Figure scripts
* * *
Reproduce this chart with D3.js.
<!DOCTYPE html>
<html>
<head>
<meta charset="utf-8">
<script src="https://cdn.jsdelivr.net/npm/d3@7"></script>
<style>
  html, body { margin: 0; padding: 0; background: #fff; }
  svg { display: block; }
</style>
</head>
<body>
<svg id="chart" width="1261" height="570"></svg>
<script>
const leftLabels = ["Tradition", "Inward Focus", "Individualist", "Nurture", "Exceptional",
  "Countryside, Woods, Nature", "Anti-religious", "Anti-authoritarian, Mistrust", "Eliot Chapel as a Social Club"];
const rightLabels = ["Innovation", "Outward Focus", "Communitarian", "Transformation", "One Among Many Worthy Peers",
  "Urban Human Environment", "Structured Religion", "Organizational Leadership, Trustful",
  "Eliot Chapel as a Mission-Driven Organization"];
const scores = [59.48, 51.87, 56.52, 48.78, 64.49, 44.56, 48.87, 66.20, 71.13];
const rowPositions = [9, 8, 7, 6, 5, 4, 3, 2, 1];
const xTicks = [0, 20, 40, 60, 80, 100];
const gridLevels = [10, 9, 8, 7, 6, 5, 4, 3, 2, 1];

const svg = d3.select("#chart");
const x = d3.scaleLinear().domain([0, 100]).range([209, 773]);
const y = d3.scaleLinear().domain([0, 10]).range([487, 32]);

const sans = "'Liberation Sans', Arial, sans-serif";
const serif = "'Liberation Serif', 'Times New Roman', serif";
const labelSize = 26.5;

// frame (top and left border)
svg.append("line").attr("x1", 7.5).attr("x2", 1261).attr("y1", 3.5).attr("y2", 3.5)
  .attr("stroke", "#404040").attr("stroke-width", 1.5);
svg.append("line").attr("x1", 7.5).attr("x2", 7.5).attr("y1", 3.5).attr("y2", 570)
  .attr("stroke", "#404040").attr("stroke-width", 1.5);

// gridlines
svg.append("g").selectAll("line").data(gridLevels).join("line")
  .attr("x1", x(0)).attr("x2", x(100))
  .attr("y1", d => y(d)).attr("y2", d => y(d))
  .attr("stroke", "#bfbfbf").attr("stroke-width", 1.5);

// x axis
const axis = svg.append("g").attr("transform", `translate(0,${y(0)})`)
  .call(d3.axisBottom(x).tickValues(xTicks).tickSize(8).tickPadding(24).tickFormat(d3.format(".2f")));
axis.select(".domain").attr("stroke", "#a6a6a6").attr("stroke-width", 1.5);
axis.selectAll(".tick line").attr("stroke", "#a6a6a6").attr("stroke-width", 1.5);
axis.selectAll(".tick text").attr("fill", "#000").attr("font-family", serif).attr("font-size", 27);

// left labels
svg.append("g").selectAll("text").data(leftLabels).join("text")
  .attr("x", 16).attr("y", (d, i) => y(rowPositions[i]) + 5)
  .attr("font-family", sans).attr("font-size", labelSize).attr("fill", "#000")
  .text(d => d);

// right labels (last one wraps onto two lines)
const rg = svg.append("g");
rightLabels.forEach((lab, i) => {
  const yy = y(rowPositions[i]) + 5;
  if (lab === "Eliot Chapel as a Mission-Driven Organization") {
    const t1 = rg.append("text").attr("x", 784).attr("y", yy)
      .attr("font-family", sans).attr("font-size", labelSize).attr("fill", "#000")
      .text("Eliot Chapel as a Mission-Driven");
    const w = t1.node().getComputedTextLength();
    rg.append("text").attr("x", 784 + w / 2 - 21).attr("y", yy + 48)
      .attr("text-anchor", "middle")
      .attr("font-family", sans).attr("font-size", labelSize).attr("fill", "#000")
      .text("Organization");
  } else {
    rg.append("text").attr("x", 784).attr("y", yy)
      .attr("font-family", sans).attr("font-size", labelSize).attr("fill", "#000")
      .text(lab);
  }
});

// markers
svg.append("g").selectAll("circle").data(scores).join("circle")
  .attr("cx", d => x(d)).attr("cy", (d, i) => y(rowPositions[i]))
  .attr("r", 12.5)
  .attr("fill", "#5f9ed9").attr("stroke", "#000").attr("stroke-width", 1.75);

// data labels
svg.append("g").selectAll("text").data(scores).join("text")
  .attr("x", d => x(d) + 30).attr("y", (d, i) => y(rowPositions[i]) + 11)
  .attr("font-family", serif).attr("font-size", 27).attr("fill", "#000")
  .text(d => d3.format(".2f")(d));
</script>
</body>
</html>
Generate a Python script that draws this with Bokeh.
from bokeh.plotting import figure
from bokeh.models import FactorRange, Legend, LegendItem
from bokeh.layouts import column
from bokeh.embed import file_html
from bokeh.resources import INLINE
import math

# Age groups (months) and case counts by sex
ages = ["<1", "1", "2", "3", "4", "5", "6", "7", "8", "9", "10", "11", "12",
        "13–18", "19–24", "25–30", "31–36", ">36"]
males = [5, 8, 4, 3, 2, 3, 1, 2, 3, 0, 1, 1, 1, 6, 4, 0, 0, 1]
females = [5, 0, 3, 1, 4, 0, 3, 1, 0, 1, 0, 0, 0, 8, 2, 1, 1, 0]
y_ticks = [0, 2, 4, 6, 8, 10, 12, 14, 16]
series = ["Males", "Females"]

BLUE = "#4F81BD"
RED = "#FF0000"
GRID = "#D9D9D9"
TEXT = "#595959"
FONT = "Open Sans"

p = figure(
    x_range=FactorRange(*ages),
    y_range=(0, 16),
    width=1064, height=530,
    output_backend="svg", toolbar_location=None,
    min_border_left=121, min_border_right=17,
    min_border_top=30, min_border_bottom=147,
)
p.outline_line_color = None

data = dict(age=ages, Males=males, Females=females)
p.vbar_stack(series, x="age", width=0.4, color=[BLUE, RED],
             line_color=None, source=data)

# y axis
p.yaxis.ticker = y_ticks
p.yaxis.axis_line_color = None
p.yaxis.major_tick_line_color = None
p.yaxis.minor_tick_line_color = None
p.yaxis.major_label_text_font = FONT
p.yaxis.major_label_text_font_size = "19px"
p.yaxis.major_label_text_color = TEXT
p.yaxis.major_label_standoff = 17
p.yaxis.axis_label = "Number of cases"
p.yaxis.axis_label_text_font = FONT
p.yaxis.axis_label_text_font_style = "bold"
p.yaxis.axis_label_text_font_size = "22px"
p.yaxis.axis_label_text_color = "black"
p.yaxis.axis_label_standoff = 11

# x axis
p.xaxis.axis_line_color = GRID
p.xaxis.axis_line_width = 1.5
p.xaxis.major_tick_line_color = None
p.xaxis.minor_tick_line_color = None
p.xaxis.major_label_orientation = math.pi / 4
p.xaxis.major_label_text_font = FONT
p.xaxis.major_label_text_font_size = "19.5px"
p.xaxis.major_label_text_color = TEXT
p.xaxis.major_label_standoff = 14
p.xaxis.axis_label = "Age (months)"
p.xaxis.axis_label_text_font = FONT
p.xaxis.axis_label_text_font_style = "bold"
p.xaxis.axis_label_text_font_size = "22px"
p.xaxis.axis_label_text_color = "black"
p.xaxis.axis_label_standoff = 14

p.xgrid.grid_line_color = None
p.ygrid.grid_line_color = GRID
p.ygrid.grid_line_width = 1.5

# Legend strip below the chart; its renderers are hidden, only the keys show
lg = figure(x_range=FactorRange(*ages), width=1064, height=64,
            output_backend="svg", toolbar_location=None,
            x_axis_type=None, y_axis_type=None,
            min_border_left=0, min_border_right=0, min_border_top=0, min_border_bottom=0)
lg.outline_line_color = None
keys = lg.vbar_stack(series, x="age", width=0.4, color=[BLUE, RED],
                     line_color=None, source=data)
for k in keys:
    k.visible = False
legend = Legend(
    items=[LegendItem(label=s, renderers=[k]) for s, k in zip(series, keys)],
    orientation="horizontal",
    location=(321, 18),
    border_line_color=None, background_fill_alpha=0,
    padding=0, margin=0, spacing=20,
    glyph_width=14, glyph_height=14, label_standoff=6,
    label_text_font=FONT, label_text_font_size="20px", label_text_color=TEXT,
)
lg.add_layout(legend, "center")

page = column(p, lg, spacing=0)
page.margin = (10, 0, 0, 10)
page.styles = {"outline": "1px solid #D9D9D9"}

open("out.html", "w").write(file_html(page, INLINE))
* * *
§ Exercise aim:
Output the lines of the records above exactly as they appear, from the line containing "Generate a Python" through the line containing "import math".

§ Result:
Generate a Python script that draws this with Bokeh.
from bokeh.plotting import figure
from bokeh.models import FactorRange, Legend, LegendItem
from bokeh.layouts import column
from bokeh.embed import file_html
from bokeh.resources import INLINE
import math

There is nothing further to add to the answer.